Protesters gear up, encourage grads to turn their backs on Rick Snyder during University of Michigan commencement
When Rick Snyder first visited the University of Michigan as a high school senior about 35 years ago, an academic counselor wanted him to enroll so badly that the counselor found a way to get Snyder into the university a semester early — a rare move at the time.
Now, as Snyder prepares to deliver U-M's spring commencement address Saturday morning before a crowd of about 40,000 people at Michigan Stadium, the reception by the university community is shaping up to be far less welcoming.
Nathan Bomey | AnnArbor.com
Students, professors, teachers, union activists and others are gearing up to greet Snyder with a barrage of protests.
The significance of the commencement stage — it's about 10 times larger than any live crowd Snyder has ever spoken to — and the controversy surrounding his proposed budget and other policies are adding a sense of urgency for the protesters.
The rally that is likely to draw the largest crowd is dubbed "Stand Against Snyder: Rally for Working Families & Education." Its supporters include the Ann Arbor Education Association, the U-M College Democrats, lecturers and graduate student instructor unions, and members of the American Federation of State, County and Municipal Employees.
Organizers are planning a 1-hour rally at 8 a.m. Saturday at Pioneer High School's football stadium. Afterward, the attendees plan to lead a crowd of protesters across the street to stand outside Michigan Stadium.
Rob Gillezeau, outgoing president of the Graduate Employees Organization, said the organizers are projecting a crowd in the "low thousands."
The organizers are also encouraging graduates to turn their backs on Snyder while he's speaking.
"The movement against Gov. Snyder or his policies, in particular, is pretty broad-based," Gillezeau said. "We've had to go up to Lansing to have our voices heard until now. This is a chance to say, 'People across the state and in your hometown of Ann Arbor disapprove of your budget and your emergency financial manager bill. We're going to let you know that we're unhappy with your policies.'"
Amanda Caldwell, chairwoman of the U-M College Democrats, said students should turn their backs on Snyder to "send a message to him."
The protesters are angry at several of Snyder's proposals, including a 4 percent cut to public school funding, a 15 percent to 22 percent cut to higher education, a $1.7 billion business tax cut, $300 million in new taxes for senior citizens, and a new law that gives additional powers to emergency financial managers.
A spokeswoman for Snyder could not be reached for comment this afternoon.
The protests are likely to be dominated by teachers, union members and students, but "all are welcome," said Samantha Montgomery, incoming president of the Graduate Employees Organization.
"This is the best opportunity for us to make our voices heard," she said.
For President Barack Obama's U-M commencement address last year, a few hundred people gathered for protests, but they were barely noticeable among the crowd of more than 80,000. And there were no notable disruptions during the president's speech.

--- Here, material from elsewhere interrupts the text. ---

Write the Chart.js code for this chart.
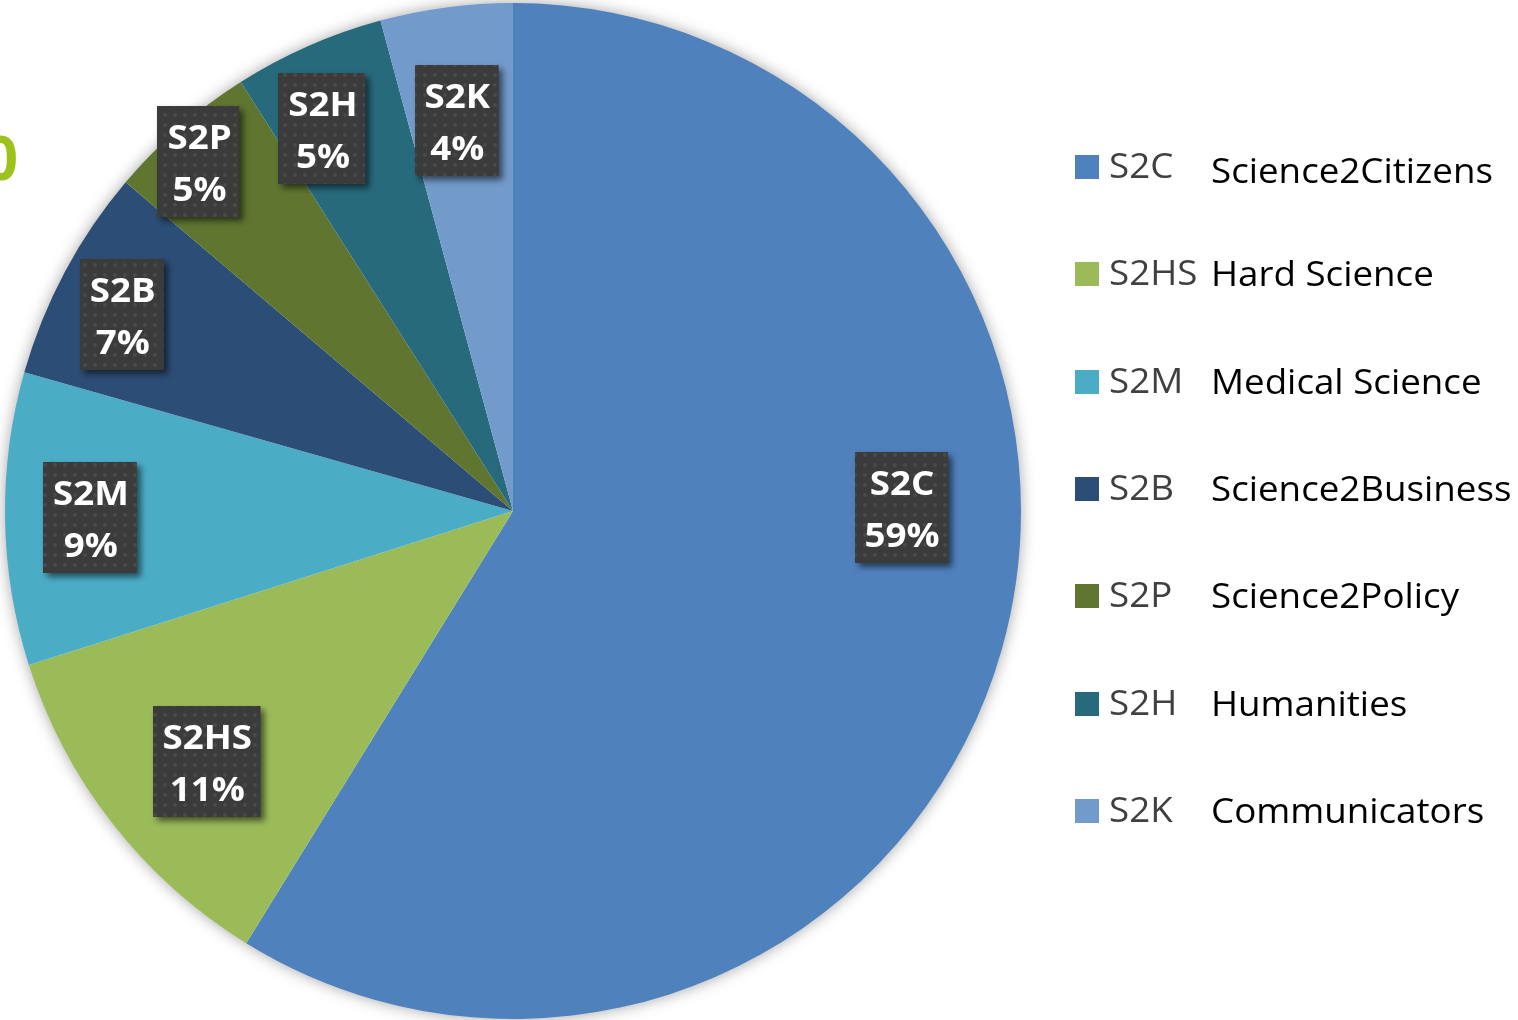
<!DOCTYPE html>
<html>
<head>
<meta charset="utf-8">
<script src="https://cdn.jsdelivr.net/npm/chart.js@4"></script>
<style>
  html, body { margin: 0; padding: 0; background: #ffffff; overflow: hidden; }
  #wrap { position: relative; width: 1518px; height: 1020px; }
  canvas { display: block; }
</style>
</head>
<body>
<div id="wrap"><canvas id="c" width="1518" height="1020"></canvas></div>
<script>
// ---- data ----
const codes  = ['S2C', 'S2HS', 'S2M', 'S2B', 'S2P', 'S2H', 'S2K'];
const names  = ['Science2Citizens', 'Hard Science', 'Medical Science', 'Science2Business', 'Science2Policy', 'Humanities', 'Communicators'];
const values = [58.8, 11.3, 9.3, 6.8, 4.8, 4.8, 4.2];
const colors = ['#4F81BD', '#9BBB59', '#4BACC6', '#2C4D75', '#5F7530', '#276A7C', '#729ACA'];
const cutTitle = '0';

// ---- label placement options (radius fraction / angle shift in degrees) ----
const labelRadius = [0.764, 0.78, 0.833, 0.862, 0.926, 0.841, 0.776];
const labelShift  = [-16.4, -1.3, 0, -1.4, -0.9, -2.8, -0.7];

const FONT = '"Open Sans", "Noto Sans", sans-serif';
const SX = 1.08; // horizontal text stretch

function makePattern(ctx) {
  const p = document.createElement('canvas');
  p.width = 10; p.height = 10;
  const g = p.getContext('2d');
  g.fillStyle = '#3b3b3b';
  g.fillRect(0, 0, 10, 10);
  g.fillStyle = 'rgba(255,255,255,0.08)';
  g.beginPath(); g.arc(5, 5, 2, 0, Math.PI * 2); g.fill();
  return ctx.createPattern(p, 'repeat');
}

function stretchText(ctx, text, x, y, align) {
  ctx.save();
  ctx.translate(x, y);
  ctx.scale(SX, 1);
  ctx.textAlign = align;
  ctx.fillText(text, 0, 0);
  ctx.restore();
}

const pieShadow = {
  id: 'pieShadow',
  beforeDatasetsDraw(chart) {
    const arc = chart.getDatasetMeta(0).data[0];
    if (!arc) return;
    const {x, y, outerRadius} = arc.getProps(['x', 'y', 'outerRadius'], true);
    const ctx = chart.ctx;
    ctx.save();
    ctx.shadowColor = 'rgba(0,0,0,0.4)';
    ctx.shadowBlur = 16;
    ctx.fillStyle = '#ffffff';
    ctx.beginPath(); ctx.arc(x, y, outerRadius - 1, 0, Math.PI * 2); ctx.fill();
    ctx.restore();
  }
};

const boxLabels = {
  id: 'boxLabels',
  afterDatasetsDraw(chart) {
    const ctx = chart.ctx;
    const meta = chart.getDatasetMeta(0);
    const total = values.reduce((a, b) => a + b, 0);
    const pattern = makePattern(ctx);
    meta.data.forEach((arc, i) => {
      const p = arc.getProps(['x', 'y', 'startAngle', 'endAngle', 'outerRadius'], true);
      const mid = (p.startAngle + p.endAngle) / 2 + labelShift[i] * Math.PI / 180;
      const r = p.outerRadius * labelRadius[i];
      const cx = p.x + Math.cos(mid) * r;
      const cy = p.y + Math.sin(mid) * r;
      const l1 = codes[i];
      const l2 = Math.round(values[i] / total * 100) + '%';
      ctx.save();
      ctx.font = 'bold 34px ' + FONT;
      const w = Math.max(ctx.measureText(l1).width, ctx.measureText(l2).width) * SX + 18;
      const h = 111;
      const bx = Math.round(cx - w / 2), by = Math.round(cy - h / 2);
      ctx.shadowColor = 'rgba(0,0,0,0.55)';
      ctx.shadowBlur = 6;
      ctx.shadowOffsetX = 4;
      ctx.shadowOffsetY = 4;
      ctx.fillStyle = pattern;
      ctx.fillRect(bx, by, w, h);
      ctx.shadowColor = 'transparent';
      ctx.fillStyle = '#ffffff';
      ctx.textBaseline = 'alphabetic';
      stretchText(ctx, l1, cx + 1, by + 43, 'center');
      stretchText(ctx, l2, cx + 1, by + 95, 'center');
      ctx.restore();
    });
  }
};

const sideLegend = {
  id: 'sideLegend',
  afterDraw(chart) {
    const ctx = chart.ctx;
    ctx.save();
    // clipped title fragment at left
    ctx.font = 'bold 60px ' + FONT;
    ctx.fillStyle = '#9CC21B';
    ctx.textAlign = 'right';
    ctx.textBaseline = 'alphabetic';
    ctx.fillText(cutTitle, 18, 180);
    codes.forEach((c, i) => {
      const top = 155 + i * 107.3;
      ctx.fillStyle = colors[i];
      ctx.fillRect(1075, Math.round(top), 24, 24);
      ctx.font = '34px ' + FONT;
      ctx.fillStyle = '#404040';
      stretchText(ctx, c, 1109, top + 23, 'left');
      ctx.fillStyle = '#000000';
      stretchText(ctx, names[i], 1211, top + (i === 0 ? 28 : 24), 'left');
    });
    ctx.restore();
  }
};

new Chart(document.getElementById('c'), {
  type: 'pie',
  data: {
    labels: codes,
    datasets: [{ data: values, backgroundColor: colors, borderWidth: 0 }]
  },
  options: {
    responsive: false,
    devicePixelRatio: 1,
    animation: false,
    layout: { padding: { left: 5, top: 3, right: 497, bottom: 1 } },
    plugins: { legend: { display: false }, tooltip: { enabled: false } }
  },
  plugins: [pieShadow, boxLabels, sideLegend]
});
</script>
</body>
</html>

On Saturday, U-M and Ann Arbor police will focus primarily on maintaining the safety of attendees, keeping traffic flowing, and ensuring that people can make their way into the stadium without any problems at the gates.
"It's a celebratory event, and so we are there to ensure that a celebration of several thousand students completing their degree is in place," U-M police spokeswoman Diane Brown said.
Protesters will be allowed to gather on public property — namely sidewalks — near the stadium to express their views.
Brown said that the list of items that are prohibited at U-M football games will be similarly prohibited at commencement. That includes signs.